## Data
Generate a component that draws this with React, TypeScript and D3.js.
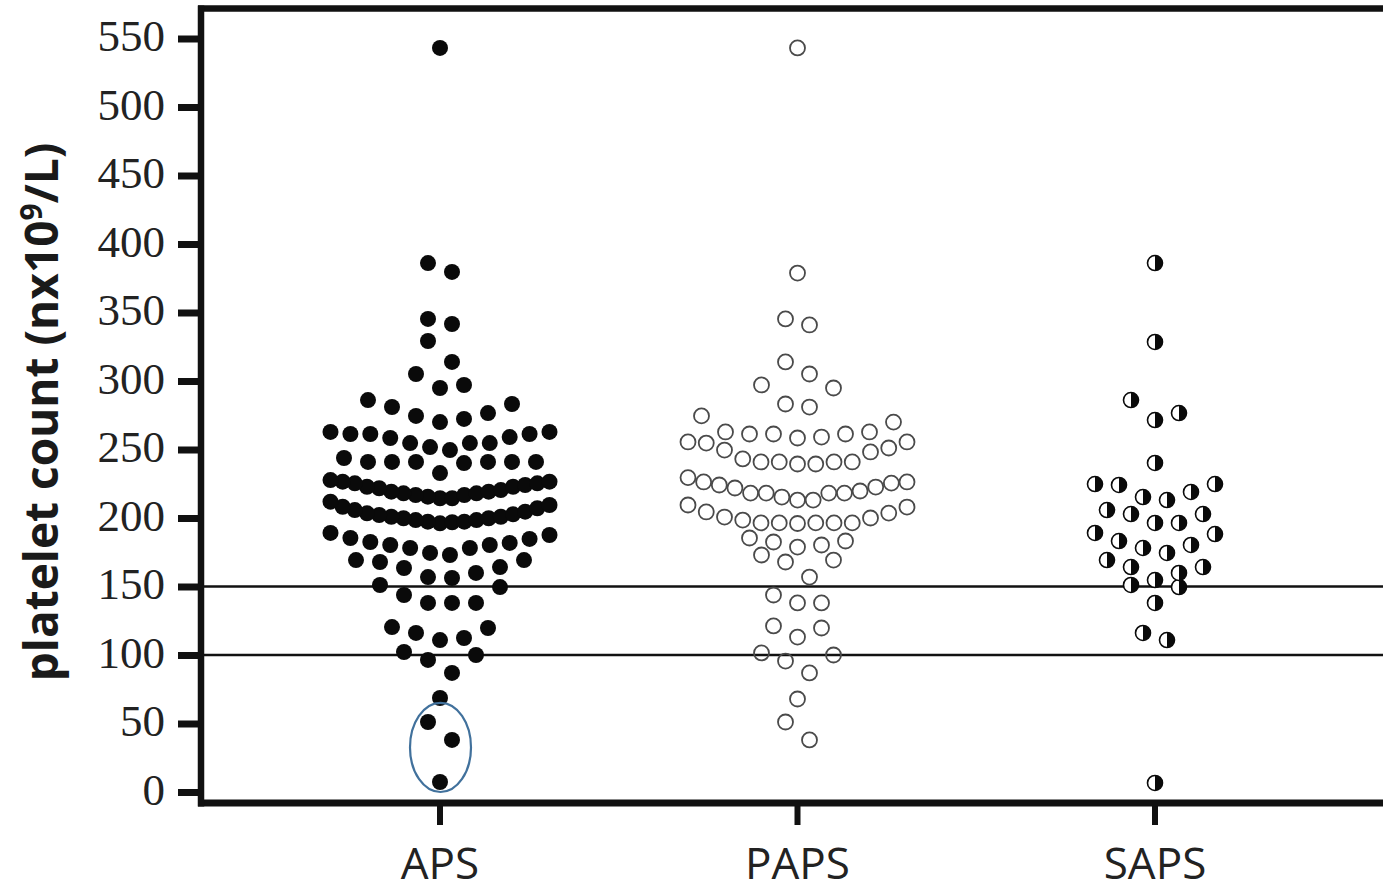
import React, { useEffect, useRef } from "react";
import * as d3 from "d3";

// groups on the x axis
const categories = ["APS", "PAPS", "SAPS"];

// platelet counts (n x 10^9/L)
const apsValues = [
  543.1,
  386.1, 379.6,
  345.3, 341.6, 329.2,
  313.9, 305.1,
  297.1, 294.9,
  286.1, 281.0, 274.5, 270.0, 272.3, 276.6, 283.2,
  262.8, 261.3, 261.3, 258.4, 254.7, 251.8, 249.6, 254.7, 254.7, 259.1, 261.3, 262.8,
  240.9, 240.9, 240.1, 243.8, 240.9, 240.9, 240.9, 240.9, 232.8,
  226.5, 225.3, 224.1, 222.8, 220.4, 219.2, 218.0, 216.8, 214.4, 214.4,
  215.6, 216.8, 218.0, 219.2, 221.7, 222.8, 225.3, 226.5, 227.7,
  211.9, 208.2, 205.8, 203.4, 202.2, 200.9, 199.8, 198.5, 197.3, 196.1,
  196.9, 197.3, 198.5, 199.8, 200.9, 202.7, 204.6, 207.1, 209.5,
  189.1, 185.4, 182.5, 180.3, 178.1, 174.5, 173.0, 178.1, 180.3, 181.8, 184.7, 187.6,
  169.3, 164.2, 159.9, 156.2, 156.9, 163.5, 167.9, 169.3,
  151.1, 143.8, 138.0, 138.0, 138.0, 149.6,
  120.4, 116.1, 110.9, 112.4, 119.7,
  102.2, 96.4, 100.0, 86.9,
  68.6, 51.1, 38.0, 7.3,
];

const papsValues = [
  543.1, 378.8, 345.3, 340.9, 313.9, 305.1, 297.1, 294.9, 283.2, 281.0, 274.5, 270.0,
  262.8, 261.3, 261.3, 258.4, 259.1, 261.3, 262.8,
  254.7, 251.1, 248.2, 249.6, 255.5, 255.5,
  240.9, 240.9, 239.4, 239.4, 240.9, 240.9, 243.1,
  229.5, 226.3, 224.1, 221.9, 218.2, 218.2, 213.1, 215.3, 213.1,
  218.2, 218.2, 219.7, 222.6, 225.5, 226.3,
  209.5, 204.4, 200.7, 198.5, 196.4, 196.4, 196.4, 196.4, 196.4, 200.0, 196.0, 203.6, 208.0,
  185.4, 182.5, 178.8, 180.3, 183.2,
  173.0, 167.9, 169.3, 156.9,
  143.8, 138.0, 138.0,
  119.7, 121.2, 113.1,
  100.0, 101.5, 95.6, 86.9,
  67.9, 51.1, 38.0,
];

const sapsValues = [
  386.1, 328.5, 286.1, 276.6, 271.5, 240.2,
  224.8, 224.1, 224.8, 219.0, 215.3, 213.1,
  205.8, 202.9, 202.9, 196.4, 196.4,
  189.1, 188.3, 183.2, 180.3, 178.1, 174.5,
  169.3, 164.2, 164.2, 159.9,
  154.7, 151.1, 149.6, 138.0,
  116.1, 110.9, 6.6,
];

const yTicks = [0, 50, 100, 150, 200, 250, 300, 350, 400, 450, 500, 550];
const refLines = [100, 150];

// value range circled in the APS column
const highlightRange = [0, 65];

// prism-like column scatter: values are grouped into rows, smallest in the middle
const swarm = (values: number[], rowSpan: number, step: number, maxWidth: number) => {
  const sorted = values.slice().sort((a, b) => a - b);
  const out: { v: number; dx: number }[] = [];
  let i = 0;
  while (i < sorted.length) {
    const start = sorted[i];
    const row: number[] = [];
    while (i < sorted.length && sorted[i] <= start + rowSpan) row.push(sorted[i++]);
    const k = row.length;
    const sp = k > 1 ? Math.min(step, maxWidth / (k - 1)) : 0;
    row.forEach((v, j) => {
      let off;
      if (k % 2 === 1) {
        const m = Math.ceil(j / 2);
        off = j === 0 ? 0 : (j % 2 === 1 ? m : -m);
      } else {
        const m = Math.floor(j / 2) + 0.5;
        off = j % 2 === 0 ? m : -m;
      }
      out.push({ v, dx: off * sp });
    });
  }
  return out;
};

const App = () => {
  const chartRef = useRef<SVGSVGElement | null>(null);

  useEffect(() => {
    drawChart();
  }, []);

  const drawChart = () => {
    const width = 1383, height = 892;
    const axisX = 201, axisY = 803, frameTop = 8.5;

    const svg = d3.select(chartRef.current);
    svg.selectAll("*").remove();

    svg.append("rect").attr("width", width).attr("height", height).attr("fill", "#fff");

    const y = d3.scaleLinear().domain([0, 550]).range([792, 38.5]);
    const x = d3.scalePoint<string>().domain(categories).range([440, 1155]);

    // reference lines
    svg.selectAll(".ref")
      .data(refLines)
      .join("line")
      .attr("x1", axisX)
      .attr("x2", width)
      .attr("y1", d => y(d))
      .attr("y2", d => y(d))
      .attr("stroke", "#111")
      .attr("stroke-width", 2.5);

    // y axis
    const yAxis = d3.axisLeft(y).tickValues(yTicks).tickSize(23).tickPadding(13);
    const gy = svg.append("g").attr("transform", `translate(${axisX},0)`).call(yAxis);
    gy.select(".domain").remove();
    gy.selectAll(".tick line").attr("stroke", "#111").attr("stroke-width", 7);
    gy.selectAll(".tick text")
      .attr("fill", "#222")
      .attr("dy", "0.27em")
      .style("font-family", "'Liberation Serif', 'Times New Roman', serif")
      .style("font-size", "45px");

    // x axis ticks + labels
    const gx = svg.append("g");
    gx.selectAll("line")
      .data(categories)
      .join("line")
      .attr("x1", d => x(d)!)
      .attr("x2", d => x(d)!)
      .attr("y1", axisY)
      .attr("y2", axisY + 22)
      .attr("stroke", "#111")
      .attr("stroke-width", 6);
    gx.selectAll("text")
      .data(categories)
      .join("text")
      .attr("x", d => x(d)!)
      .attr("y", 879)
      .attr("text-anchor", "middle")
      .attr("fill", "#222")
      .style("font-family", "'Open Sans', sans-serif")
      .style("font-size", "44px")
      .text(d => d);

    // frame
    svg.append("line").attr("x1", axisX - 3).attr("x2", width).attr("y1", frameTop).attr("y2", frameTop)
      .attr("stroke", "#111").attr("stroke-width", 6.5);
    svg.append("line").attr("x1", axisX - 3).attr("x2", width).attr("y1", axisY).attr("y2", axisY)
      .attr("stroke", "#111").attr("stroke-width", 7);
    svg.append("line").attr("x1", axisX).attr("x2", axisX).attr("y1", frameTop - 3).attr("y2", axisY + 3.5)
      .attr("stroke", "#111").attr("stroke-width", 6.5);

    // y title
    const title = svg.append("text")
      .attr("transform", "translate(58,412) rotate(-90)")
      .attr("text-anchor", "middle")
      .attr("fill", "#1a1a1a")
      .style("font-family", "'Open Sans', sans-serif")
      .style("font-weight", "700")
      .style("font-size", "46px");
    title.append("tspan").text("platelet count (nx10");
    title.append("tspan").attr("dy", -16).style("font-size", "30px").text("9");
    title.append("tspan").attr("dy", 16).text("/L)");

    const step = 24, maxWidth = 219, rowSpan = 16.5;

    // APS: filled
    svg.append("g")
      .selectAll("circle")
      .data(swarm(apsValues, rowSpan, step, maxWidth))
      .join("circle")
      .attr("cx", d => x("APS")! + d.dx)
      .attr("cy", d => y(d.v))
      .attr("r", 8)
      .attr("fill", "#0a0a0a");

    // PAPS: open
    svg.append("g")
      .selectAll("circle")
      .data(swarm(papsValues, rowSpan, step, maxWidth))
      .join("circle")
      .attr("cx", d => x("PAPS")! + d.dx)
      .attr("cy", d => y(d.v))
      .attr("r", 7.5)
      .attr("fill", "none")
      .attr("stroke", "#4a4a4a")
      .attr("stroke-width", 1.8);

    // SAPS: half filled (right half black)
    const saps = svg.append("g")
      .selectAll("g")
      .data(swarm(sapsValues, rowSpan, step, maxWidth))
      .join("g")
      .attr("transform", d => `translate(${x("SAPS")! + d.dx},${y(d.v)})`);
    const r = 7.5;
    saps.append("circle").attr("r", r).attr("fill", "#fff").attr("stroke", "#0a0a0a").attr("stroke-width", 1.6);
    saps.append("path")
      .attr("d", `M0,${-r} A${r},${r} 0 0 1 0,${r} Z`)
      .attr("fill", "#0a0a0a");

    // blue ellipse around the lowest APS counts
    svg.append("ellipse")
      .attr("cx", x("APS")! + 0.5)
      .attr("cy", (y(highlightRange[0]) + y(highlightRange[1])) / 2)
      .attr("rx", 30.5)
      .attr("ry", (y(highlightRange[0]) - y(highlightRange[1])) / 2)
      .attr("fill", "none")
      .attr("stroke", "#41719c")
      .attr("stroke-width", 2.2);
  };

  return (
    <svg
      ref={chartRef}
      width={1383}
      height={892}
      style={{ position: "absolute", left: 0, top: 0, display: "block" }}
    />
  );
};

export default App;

## Set problem
Identify and extract each line of the listing that contains "React".

## The reply
Generate a component that draws this with React, TypeScript and D3.js.
import React, { useEffect, useRef } from "react";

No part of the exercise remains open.